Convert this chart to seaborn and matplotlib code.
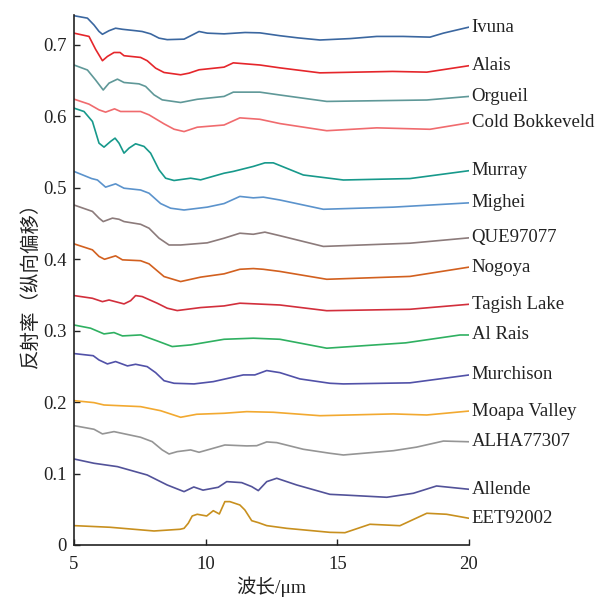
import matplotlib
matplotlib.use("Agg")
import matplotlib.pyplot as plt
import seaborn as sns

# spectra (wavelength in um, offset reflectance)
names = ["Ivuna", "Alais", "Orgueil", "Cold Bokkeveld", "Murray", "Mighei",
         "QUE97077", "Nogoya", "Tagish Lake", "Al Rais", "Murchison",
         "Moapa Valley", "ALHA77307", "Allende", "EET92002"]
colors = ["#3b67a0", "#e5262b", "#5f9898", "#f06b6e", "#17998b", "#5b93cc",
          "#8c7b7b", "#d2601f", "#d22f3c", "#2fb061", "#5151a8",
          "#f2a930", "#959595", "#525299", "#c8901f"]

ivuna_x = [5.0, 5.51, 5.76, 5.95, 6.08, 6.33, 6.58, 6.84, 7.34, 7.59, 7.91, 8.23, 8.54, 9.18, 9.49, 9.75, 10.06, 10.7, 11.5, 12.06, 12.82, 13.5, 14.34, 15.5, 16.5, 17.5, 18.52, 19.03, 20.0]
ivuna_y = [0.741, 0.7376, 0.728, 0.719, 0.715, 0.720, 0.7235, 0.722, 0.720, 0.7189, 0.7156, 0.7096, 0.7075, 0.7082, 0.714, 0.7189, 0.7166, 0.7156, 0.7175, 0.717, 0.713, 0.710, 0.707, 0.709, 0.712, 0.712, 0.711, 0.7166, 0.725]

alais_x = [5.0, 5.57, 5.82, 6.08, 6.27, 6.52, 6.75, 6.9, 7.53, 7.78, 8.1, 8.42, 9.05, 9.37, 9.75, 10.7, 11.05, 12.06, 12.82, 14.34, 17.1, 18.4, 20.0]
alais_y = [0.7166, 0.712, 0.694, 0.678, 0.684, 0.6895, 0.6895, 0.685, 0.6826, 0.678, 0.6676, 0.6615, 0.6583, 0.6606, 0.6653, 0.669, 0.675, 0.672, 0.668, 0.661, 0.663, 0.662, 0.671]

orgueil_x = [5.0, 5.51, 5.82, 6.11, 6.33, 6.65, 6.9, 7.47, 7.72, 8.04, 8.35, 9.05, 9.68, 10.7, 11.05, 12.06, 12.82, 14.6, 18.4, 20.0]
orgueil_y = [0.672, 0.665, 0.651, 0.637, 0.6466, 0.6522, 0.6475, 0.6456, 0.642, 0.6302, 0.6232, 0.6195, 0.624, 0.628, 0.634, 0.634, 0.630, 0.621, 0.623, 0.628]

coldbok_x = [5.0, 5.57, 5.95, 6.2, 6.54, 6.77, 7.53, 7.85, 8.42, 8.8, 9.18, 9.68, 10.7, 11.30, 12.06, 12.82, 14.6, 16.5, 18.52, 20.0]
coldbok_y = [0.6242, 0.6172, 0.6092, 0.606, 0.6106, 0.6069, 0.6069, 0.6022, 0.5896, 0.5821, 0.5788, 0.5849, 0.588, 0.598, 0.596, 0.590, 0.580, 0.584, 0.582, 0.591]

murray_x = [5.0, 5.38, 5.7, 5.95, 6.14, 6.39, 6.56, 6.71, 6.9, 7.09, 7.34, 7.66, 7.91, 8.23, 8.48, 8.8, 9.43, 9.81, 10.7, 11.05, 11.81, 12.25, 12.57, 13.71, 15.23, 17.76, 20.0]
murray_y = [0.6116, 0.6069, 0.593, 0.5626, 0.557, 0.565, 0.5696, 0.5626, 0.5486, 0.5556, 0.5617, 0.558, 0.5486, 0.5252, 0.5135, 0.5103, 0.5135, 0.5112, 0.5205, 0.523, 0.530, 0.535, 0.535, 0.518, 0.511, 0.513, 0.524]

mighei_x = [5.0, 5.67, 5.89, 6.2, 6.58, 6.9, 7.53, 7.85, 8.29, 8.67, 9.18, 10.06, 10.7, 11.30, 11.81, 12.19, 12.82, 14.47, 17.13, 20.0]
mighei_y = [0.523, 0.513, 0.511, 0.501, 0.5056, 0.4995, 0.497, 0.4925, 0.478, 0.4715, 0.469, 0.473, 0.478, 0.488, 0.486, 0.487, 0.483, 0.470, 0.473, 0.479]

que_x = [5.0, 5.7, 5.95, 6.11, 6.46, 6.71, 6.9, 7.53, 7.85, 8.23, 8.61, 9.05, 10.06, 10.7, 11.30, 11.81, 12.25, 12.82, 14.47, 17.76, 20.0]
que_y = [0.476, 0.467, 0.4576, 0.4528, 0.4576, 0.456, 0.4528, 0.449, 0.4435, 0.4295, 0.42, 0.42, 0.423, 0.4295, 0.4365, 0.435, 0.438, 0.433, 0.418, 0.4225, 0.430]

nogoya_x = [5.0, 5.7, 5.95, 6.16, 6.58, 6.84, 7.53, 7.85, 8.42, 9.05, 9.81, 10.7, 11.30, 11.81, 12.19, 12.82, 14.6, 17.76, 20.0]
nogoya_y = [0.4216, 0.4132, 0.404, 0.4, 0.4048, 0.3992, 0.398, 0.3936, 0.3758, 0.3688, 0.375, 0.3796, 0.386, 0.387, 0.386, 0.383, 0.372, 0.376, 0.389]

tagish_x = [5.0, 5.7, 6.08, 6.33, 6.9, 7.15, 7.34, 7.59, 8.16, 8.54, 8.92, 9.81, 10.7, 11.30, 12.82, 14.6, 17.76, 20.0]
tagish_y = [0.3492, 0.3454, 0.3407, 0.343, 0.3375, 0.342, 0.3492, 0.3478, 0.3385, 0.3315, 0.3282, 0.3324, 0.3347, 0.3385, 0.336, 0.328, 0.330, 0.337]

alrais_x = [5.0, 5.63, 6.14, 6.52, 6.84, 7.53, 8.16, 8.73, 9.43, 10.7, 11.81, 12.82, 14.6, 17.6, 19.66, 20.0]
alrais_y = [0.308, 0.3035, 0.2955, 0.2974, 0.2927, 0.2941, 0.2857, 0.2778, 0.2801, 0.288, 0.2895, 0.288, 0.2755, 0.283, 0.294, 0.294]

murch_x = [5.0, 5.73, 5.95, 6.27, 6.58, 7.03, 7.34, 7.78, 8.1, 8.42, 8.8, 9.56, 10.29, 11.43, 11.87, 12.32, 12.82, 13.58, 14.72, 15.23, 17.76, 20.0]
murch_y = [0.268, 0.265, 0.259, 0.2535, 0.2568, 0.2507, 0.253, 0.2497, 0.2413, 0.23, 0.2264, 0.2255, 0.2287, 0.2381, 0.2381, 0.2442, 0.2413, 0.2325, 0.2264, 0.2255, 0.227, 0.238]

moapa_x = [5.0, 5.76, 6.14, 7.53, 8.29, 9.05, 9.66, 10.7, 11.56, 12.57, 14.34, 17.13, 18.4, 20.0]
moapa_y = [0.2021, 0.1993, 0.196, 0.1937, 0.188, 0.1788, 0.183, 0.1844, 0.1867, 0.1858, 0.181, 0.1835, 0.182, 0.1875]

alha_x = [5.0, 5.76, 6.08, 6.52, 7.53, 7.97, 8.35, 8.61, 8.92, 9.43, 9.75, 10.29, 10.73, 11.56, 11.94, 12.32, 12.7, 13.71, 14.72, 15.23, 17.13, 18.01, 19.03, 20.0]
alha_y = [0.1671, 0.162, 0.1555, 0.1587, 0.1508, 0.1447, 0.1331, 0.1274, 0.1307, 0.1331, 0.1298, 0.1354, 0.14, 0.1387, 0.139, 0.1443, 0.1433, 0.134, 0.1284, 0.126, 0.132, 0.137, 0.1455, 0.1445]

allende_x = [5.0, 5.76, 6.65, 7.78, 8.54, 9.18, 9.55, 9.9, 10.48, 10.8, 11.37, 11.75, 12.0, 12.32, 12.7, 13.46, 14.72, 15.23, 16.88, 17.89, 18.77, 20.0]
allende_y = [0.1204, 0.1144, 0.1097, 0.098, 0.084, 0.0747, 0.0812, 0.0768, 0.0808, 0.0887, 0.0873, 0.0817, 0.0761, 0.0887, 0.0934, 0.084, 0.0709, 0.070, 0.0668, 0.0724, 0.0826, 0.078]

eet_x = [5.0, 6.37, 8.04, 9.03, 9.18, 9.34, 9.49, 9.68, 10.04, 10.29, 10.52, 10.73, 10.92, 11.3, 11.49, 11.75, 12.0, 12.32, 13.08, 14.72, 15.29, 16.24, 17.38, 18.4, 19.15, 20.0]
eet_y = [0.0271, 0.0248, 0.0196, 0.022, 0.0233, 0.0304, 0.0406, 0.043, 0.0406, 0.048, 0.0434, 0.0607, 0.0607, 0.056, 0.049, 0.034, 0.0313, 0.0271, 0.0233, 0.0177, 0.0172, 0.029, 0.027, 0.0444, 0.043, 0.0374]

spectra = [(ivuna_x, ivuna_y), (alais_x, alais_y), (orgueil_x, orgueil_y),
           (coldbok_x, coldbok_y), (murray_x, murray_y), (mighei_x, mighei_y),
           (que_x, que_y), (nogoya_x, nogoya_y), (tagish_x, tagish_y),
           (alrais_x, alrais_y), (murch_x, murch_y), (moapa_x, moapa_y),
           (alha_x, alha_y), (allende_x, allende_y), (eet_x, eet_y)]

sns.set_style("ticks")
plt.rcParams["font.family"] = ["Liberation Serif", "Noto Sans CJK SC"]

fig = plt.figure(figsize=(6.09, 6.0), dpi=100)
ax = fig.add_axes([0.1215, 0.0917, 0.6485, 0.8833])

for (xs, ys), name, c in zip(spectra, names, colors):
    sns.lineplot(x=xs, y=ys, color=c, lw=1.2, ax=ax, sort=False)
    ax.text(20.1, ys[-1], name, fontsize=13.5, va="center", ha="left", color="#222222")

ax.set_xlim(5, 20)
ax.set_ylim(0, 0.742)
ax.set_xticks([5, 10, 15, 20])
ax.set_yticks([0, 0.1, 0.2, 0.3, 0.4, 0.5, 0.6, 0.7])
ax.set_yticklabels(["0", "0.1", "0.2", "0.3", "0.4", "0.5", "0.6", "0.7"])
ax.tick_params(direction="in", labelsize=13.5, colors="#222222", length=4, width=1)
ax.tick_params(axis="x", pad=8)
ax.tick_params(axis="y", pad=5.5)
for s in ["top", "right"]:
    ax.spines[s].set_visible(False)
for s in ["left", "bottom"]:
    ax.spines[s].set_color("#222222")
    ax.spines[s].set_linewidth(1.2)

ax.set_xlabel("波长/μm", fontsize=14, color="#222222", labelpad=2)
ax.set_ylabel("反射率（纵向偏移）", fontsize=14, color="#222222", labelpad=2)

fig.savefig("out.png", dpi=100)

▬▬▬▬▬▬▬▬▬▬

Goal: Copy each line above that contains the word "seaborn".

The response:
Convert this chart to seaborn and matplotlib code.
import seaborn as sns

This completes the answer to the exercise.